§ PROBLEM TO SOLVE: Reproduce the listing exactly and skip over any pictures.
Begin RECORDS FOR THE EXERCISE
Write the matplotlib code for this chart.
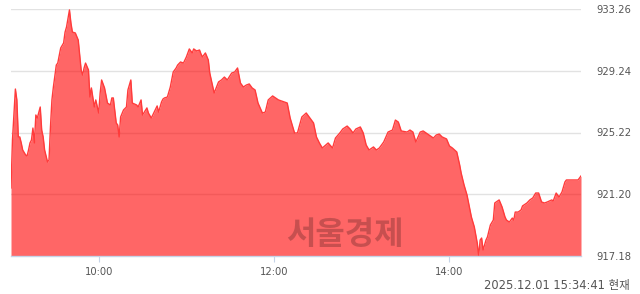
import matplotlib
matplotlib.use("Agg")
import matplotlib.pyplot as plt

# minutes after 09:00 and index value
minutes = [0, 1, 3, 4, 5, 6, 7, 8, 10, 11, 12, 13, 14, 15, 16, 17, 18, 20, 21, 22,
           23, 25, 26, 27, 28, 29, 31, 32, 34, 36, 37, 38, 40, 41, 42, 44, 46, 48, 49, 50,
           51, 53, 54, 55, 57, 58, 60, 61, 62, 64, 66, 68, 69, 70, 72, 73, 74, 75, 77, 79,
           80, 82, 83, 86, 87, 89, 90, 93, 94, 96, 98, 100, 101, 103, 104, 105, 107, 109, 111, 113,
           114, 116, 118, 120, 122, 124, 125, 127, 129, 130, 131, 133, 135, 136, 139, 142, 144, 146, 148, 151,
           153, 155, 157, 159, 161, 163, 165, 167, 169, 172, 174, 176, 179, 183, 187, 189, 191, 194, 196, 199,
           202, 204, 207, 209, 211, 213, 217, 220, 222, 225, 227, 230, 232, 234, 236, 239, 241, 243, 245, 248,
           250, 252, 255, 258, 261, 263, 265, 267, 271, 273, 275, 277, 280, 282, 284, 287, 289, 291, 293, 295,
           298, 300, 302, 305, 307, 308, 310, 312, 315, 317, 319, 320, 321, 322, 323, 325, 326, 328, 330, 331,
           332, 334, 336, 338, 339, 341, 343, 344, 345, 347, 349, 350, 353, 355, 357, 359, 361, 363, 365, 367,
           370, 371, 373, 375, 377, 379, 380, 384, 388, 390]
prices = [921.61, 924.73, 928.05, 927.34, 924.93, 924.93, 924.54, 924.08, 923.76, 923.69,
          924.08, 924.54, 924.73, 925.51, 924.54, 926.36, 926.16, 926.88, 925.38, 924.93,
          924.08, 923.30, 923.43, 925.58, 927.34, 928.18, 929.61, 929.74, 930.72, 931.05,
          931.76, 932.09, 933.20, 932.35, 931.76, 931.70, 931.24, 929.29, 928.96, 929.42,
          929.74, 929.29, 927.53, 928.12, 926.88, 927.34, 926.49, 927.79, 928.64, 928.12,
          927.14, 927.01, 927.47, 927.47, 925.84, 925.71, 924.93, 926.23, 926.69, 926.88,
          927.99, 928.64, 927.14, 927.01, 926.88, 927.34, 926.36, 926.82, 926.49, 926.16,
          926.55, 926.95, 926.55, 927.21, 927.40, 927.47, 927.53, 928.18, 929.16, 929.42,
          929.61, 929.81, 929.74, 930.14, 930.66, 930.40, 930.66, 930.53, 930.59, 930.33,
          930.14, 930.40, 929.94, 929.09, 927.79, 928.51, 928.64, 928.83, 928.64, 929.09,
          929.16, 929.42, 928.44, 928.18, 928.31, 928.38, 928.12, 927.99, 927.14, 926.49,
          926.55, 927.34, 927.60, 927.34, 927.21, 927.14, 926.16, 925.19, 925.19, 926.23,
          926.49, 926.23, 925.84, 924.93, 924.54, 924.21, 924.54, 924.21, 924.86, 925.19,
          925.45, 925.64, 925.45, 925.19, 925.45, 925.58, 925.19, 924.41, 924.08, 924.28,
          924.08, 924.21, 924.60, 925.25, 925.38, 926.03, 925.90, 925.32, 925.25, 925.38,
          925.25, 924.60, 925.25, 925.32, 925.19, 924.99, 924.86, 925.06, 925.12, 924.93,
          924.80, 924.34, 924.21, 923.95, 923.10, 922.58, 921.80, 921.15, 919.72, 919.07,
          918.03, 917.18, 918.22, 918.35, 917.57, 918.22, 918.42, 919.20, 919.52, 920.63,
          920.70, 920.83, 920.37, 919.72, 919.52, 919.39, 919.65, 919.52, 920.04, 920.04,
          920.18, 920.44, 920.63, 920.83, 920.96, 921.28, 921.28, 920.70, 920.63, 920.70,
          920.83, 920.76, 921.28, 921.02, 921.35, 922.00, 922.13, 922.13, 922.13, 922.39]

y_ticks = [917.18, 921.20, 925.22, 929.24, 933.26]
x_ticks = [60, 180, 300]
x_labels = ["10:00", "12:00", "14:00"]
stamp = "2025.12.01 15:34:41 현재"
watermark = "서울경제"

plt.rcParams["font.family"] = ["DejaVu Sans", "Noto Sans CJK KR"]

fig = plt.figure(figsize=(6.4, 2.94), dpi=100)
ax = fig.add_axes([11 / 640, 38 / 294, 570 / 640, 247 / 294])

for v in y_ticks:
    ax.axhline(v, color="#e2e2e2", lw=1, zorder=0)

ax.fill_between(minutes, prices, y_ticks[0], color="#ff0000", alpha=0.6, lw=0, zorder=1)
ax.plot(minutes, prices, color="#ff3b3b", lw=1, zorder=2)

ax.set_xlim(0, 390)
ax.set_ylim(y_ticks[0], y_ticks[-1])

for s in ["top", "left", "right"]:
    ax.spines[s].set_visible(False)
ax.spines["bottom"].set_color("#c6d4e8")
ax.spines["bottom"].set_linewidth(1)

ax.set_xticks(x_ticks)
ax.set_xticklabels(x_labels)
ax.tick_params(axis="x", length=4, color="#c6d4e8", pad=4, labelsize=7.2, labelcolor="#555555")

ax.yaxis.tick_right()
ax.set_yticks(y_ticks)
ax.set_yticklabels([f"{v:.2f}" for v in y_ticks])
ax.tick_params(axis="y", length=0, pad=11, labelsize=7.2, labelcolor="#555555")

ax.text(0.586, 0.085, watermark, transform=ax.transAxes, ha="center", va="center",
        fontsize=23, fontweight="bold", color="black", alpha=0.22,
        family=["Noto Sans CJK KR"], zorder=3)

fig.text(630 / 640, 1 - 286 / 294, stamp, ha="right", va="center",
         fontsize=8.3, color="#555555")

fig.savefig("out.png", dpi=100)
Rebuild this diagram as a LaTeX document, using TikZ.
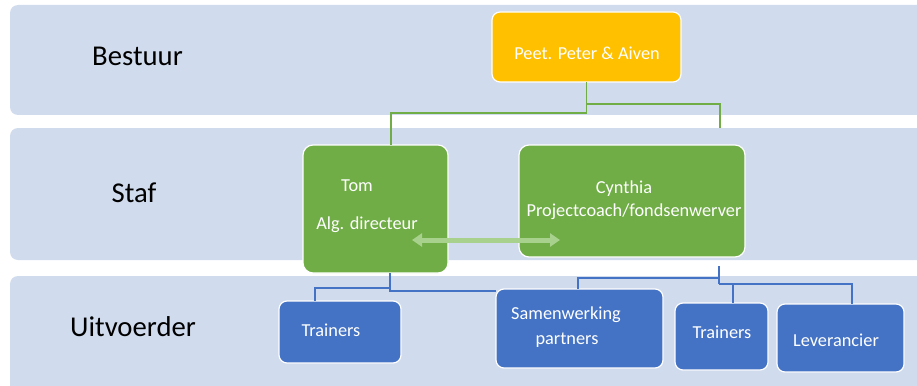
End RECORDS FOR THE EXERCISE
§ WRITTEN ANSWER:
Write the matplotlib code for this chart.
import matplotlib
matplotlib.use("Agg")
import matplotlib.pyplot as plt

# minutes after 09:00 and index value
minutes = [0, 1, 3, 4, 5, 6, 7, 8, 10, 11, 12, 13, 14, 15, 16, 17, 18, 20, 21, 22,
           23, 25, 26, 27, 28, 29, 31, 32, 34, 36, 37, 38, 40, 41, 42, 44, 46, 48, 49, 50,
           51, 53, 54, 55, 57, 58, 60, 61, 62, 64, 66, 68, 69, 70, 72, 73, 74, 75, 77, 79,
           80, 82, 83, 86, 87, 89, 90, 93, 94, 96, 98, 100, 101, 103, 104, 105, 107, 109, 111, 113,
           114, 116, 118, 120, 122, 124, 125, 127, 129, 130, 131, 133, 135, 136, 139, 142, 144, 146, 148, 151,
           153, 155, 157, 159, 161, 163, 165, 167, 169, 172, 174, 176, 179, 183, 187, 189, 191, 194, 196, 199,
           202, 204, 207, 209, 211, 213, 217, 220, 222, 225, 227, 230, 232, 234, 236, 239, 241, 243, 245, 248,
           250, 252, 255, 258, 261, 263, 265, 267, 271, 273, 275, 277, 280, 282, 284, 287, 289, 291, 293, 295,
           298, 300, 302, 305, 307, 308, 310, 312, 315, 317, 319, 320, 321, 322, 323, 325, 326, 328, 330, 331,
           332, 334, 336, 338, 339, 341, 343, 344, 345, 347, 349, 350, 353, 355, 357, 359, 361, 363, 365, 367,
           370, 371, 373, 375, 377, 379, 380, 384, 388, 390]
prices = [921.61, 924.73, 928.05, 927.34, 924.93, 924.93, 924.54, 924.08, 923.76, 923.69,
          924.08, 924.54, 924.73, 925.51, 924.54, 926.36, 926.16, 926.88, 925.38, 924.93,
          924.08, 923.30, 923.43, 925.58, 927.34, 928.18, 929.61, 929.74, 930.72, 931.05,
          931.76, 932.09, 933.20, 932.35, 931.76, 931.70, 931.24, 929.29, 928.96, 929.42,
          929.74, 929.29, 927.53, 928.12, 926.88, 927.34, 926.49, 927.79, 928.64, 928.12,
          927.14, 927.01, 927.47, 927.47, 925.84, 925.71, 924.93, 926.23, 926.69, 926.88,
          927.99, 928.64, 927.14, 927.01, 926.88, 927.34, 926.36, 926.82, 926.49, 926.16,
          926.55, 926.95, 926.55, 927.21, 927.40, 927.47, 927.53, 928.18, 929.16, 929.42,
          929.61, 929.81, 929.74, 930.14, 930.66, 930.40, 930.66, 930.53, 930.59, 930.33,
          930.14, 930.40, 929.94, 929.09, 927.79, 928.51, 928.64, 928.83, 928.64, 929.09,
          929.16, 929.42, 928.44, 928.18, 928.31, 928.38, 928.12, 927.99, 927.14, 926.49,
          926.55, 927.34, 927.60, 927.34, 927.21, 927.14, 926.16, 925.19, 925.19, 926.23,
          926.49, 926.23, 925.84, 924.93, 924.54, 924.21, 924.54, 924.21, 924.86, 925.19,
          925.45, 925.64, 925.45, 925.19, 925.45, 925.58, 925.19, 924.41, 924.08, 924.28,
          924.08, 924.21, 924.60, 925.25, 925.38, 926.03, 925.90, 925.32, 925.25, 925.38,
          925.25, 924.60, 925.25, 925.32, 925.19, 924.99, 924.86, 925.06, 925.12, 924.93,
          924.80, 924.34, 924.21, 923.95, 923.10, 922.58, 921.80, 921.15, 919.72, 919.07,
          918.03, 917.18, 918.22, 918.35, 917.57, 918.22, 918.42, 919.20, 919.52, 920.63,
          920.70, 920.83, 920.37, 919.72, 919.52, 919.39, 919.65, 919.52, 920.04, 920.04,
          920.18, 920.44, 920.63, 920.83, 920.96, 921.28, 921.28, 920.70, 920.63, 920.70,
          920.83, 920.76, 921.28, 921.02, 921.35, 922.00, 922.13, 922.13, 922.13, 922.39]

y_ticks = [917.18, 921.20, 925.22, 929.24, 933.26]
x_ticks = [60, 180, 300]
x_labels = ["10:00", "12:00", "14:00"]
stamp = "2025.12.01 15:34:41 현재"
watermark = "서울경제"

plt.rcParams["font.family"] = ["DejaVu Sans", "Noto Sans CJK KR"]

fig = plt.figure(figsize=(6.4, 2.94), dpi=100)
ax = fig.add_axes([11 / 640, 38 / 294, 570 / 640, 247 / 294])

for v in y_ticks:
    ax.axhline(v, color="#e2e2e2", lw=1, zorder=0)

ax.fill_between(minutes, prices, y_ticks[0], color="#ff0000", alpha=0.6, lw=0, zorder=1)
ax.plot(minutes, prices, color="#ff3b3b", lw=1, zorder=2)

ax.set_xlim(0, 390)
ax.set_ylim(y_ticks[0], y_ticks[-1])

for s in ["top", "left", "right"]:
    ax.spines[s].set_visible(False)
ax.spines["bottom"].set_color("#c6d4e8")
ax.spines["bottom"].set_linewidth(1)

ax.set_xticks(x_ticks)
ax.set_xticklabels(x_labels)
ax.tick_params(axis="x", length=4, color="#c6d4e8", pad=4, labelsize=7.2, labelcolor="#555555")

ax.yaxis.tick_right()
ax.set_yticks(y_ticks)
ax.set_yticklabels([f"{v:.2f}" for v in y_ticks])
ax.tick_params(axis="y", length=0, pad=11, labelsize=7.2, labelcolor="#555555")

ax.text(0.586, 0.085, watermark, transform=ax.transAxes, ha="center", va="center",
        fontsize=23, fontweight="bold", color="black", alpha=0.22,
        family=["Noto Sans CJK KR"], zorder=3)

fig.text(630 / 640, 1 - 286 / 294, stamp, ha="right", va="center",
         fontsize=8.3, color="#555555")

fig.savefig("out.png", dpi=100)
Rebuild this diagram as a LaTeX document, using TikZ.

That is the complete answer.